TEMPO.CO , Jakarta:National Society for the Prevention of Cruelty to Child, organisasi sosial untuk perlindungan anak dan remaja di Inggris mendapati peningkatan jumlah pelaku sexting hingga 28 persen dari total anak dan remaja yang memiliki ponsel dengan koneksi internet. Para pelaku, menurut penelitian mereka, menganggap sexting sebagai hal yang lumrah dalam berpacaran.
University of Texas Medical Branch di Galveston, Texas, melansir penelitian selama enam tahun berturut-turut terhadap seribu anak dan remaja. Hasilnya, pada 2012, satu dari empat remaja pernah melakukan sexting.
“Sexting menjadi satu pintu awal bagi remaja untuk ke tahap selanjutnya, hubungan seksual,” ujar Hye Jeong Choi, peneliti Sexting di University of Texas Medical Branch, seperti dikutip situs berita The Washington Post, bulan lalu.

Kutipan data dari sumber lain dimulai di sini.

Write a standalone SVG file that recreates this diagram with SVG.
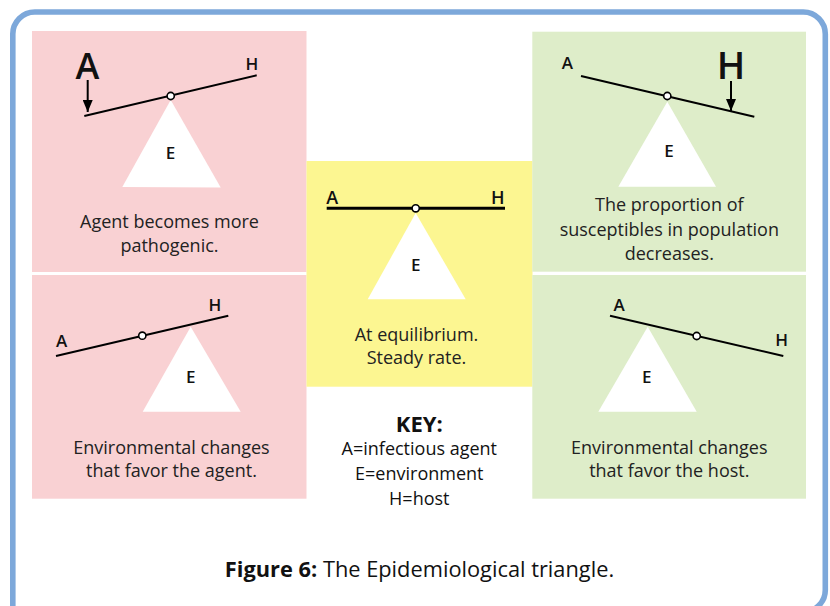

Bob Lotter, pencipta piranti lunak pencegah konten porno di telepon seluler, merangkum beberapa modus transfer gambar dalam kegiatan sexting.
“Umumnya diawali permintaan satu pihak, biasanya laki-laki, dengan cara mengirimkan gambar telanjang mereka terlebih dulu,” katanya seperti yang dikutip dari situs berita Inggris, Telegraph.
Banyak perempuan, bahkan yang seumur hidup belum pernah selfie telanjang, terpancing.
“Satu gambar yang terkirim akan menjadi pintu untuk permintaan foto-foto selanjutnya,” kata Lotter. Celakanya, NSPCC mendapati kecenderungan peningkatan kasus bunuh diri remaja perempuan akibat depresi usai foto vulgar mereka tersebar.
"Tapi orang tua tidak perlu panik," kata Professor Jeff Temple, psikolog dari University of Texas Medical Branch. Marah, lalu mencabut akses ponsel dan internet bukan solusi. Jika mendapati anaknya terlibat sexting, dia melanjutkan, orang tua justru mendapat momen untuk menjelaskan cara berpacaran yang sehat dan mencegah hubungan seksual pranikah.